_WRITTEN PROBLEM_
Extract every line from the records below that contains the word "this".

:::::

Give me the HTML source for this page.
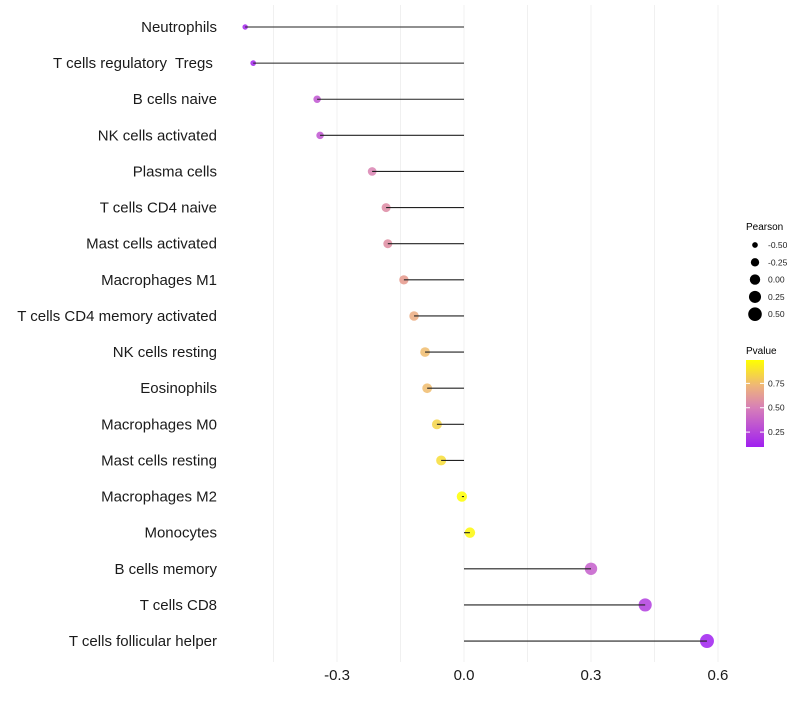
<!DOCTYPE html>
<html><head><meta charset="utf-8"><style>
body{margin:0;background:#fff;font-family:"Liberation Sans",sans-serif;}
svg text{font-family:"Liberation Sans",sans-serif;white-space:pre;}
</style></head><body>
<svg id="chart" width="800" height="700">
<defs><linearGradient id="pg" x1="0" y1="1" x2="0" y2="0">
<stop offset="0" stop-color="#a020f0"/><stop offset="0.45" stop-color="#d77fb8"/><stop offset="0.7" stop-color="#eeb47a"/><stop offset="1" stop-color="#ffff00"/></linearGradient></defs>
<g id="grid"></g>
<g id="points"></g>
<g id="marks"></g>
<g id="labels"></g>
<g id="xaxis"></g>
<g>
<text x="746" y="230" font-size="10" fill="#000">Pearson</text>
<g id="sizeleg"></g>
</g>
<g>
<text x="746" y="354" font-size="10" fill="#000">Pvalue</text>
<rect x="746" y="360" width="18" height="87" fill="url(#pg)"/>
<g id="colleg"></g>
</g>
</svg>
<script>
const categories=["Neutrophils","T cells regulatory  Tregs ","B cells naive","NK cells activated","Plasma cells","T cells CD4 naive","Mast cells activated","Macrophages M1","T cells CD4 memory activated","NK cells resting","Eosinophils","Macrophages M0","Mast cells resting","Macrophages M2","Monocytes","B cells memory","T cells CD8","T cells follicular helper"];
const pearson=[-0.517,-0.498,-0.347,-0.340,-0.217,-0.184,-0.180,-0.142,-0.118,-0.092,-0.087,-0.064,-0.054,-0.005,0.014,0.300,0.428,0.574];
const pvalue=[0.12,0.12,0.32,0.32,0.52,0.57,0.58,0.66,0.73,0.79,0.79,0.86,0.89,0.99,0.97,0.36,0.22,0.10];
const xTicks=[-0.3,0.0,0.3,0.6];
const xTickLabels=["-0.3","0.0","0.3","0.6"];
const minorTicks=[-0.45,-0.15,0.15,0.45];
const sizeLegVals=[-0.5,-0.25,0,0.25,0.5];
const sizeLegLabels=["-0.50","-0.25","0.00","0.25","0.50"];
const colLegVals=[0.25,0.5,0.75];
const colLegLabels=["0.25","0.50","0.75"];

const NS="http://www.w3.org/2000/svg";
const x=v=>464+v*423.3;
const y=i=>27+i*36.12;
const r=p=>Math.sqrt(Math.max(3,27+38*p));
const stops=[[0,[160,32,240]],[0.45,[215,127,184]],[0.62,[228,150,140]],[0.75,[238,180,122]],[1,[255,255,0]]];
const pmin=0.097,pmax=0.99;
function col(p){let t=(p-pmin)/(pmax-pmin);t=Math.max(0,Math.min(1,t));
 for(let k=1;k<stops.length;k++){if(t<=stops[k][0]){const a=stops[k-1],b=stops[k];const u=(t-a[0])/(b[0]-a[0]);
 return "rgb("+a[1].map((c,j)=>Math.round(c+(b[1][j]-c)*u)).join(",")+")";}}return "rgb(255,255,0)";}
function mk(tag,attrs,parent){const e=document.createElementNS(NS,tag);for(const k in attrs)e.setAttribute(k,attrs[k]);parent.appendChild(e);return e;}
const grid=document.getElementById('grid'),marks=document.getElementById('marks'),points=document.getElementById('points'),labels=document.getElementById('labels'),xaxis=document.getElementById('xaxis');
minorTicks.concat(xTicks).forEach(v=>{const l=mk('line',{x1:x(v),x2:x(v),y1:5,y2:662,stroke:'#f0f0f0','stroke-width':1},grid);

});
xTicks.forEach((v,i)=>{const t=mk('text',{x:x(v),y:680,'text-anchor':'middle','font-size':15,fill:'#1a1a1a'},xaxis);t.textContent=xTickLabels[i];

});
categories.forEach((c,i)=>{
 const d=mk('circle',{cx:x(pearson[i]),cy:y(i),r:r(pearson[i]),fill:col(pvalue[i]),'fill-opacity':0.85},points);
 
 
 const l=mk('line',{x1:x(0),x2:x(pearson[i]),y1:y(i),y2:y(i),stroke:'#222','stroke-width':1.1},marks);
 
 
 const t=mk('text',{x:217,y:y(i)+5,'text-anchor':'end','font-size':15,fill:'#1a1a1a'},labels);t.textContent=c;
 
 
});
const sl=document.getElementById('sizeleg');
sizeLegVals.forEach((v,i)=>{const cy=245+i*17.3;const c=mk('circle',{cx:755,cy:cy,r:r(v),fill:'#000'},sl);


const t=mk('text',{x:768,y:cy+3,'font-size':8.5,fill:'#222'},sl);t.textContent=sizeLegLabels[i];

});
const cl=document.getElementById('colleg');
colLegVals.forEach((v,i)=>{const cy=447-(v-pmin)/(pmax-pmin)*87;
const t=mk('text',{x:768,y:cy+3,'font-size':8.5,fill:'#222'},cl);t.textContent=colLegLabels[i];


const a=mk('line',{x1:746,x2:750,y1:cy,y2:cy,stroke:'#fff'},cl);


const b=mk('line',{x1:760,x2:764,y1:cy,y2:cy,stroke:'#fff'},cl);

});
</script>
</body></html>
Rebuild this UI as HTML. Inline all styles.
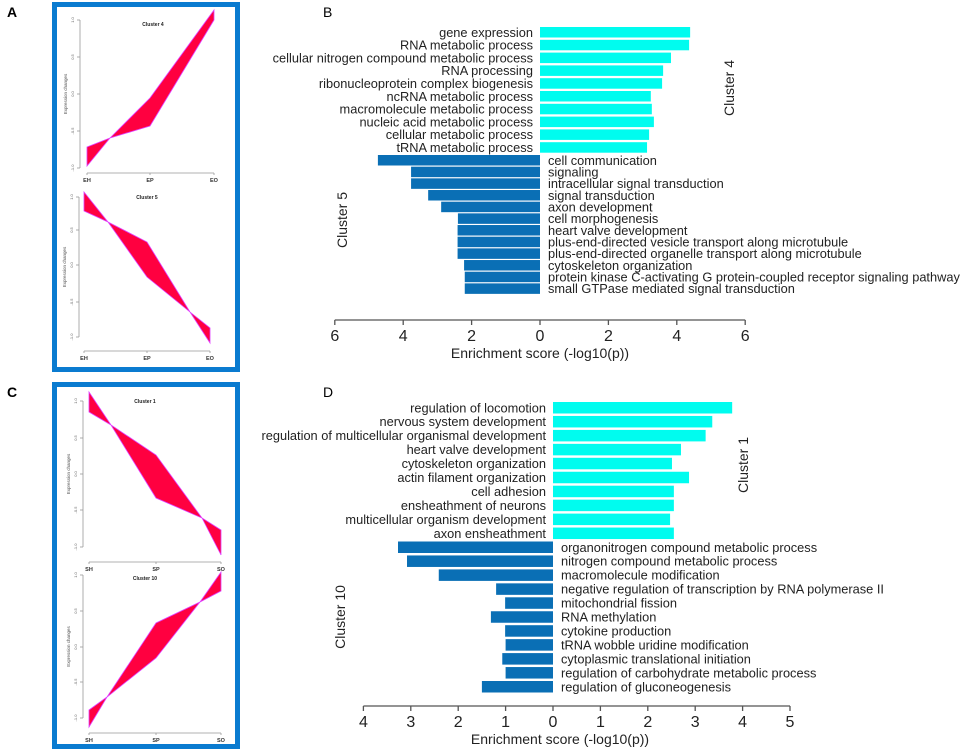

:::::

_FULL OUTPUT_
Give me the HTML source for this page.
Rebuild this UI as HTML. Inline all styles.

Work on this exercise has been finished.